Another of the Kingdom’s modern-art pioneers, Al-Saleem was born in 1939 in Al-Marat province. His work, Sotheby’s says, “is celebrated for its distinct visual language, a style which the artist coined ‘Horizonism.’ Drawing inspiration from the shifting sands and gradating skyline of Riyadh as seen from the desert, as well as the intensity of the Saudi sun, Al-Saleem reimagined his beloved landscape through the prism of abstraction.” In works such as this 1989 oil painting, he “replaced the traditional horizon line with stylized forms resembling organic forms and Arabic calligraphy … a fusion of modernist abstraction and cultural identity.” 

 

Taha Al-Sabban  

‘Untitled’ 

This mixed-media-on-canvas work from 2005 typifies the Makkah-born artist’s modernist approach, which, Sotheby’s states “has been described as both an act of conservation and a homage to the nature and culture of his homeland.” The artist “used expressive color and form to preserve local memory — palm groves, open waters, and traditional architecture — while transforming the traditional cityscape into ascending, abstracted rhythms.” His work is often described as “nostalgic,” but the Al-Sabban is quoted by the Al-Mansouria Foundation as saying: “Although I am acutely aware of the passage of time, my aim is not nostalgia; instead I seek to capture the moment and reveal the life in the world.” 

 

Zeinab Abd El-Hamid 

 

‘Untitled (Shisha Shop)’ 

This 1987 watercolor is the work of one of Egypt’s most significant female artists of the modern era who belonged, Sotheby’s says “to a generation of artists who came of age during the cultural reawakening that followed Egypt’s independence.” Abd El-Hamid, the catalogue states, “painted with a refined sensibility, grounded in her belief in humanity’s ability to transcend hardship.
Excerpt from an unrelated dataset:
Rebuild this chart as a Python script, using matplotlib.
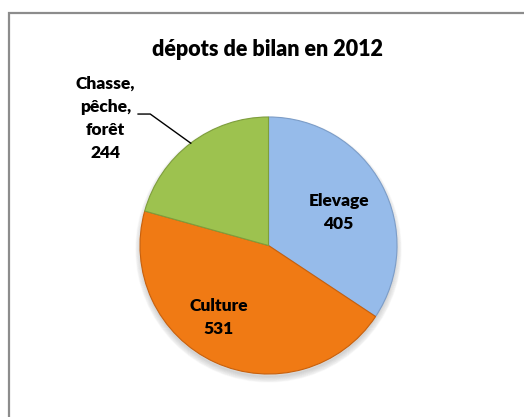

She did not seek to romanticize the past, but to distill its forms and emotions into something enduring. Her work carries a sense of nostalgia for a rhythm of life rooted in shared dignity and poetic structure … rooftops, cafés, and courtyards become vessels of memory, harmony, and inner light.” 

 

Samia Halaby 

‘Copper’ 

Central to the Palestinian artist’s practice was the belief that “abstraction, like any visual language, is shaped by social forces and reflects the movements of working people and revolutionary ideas,” Sotheby’s states. This 1976 oil painting combines Halaby’s exploration of the diagonal as “a dynamic formal element” and of the reflective properties of metals. The work “eschews traditional linear perspective in favor of a compositional strategy that flattens and destabilizes the viewer’s gaze. Halaby achieves a sense of spatial infinity — not through illusion, but through repetition and variation.” 

 

Mahmoud Sabri 

‘Demonstration’ 

The Iraqi painter’s career, Sotheby’s says, was unique among his peers in his homeland. “He simultaneously explored Arab and European cultures, studied the history of painting, and created his own unique art language and style.” That language arrived after this particular oil painting from the early Sixties, a time in which “Sabri often returned to the subject of revolutionary martyrdom and probably referring to the events of the 1963 coup d’état.” In the foreground, a group of women surround a bereaved mother, who is weeping for her murdered son.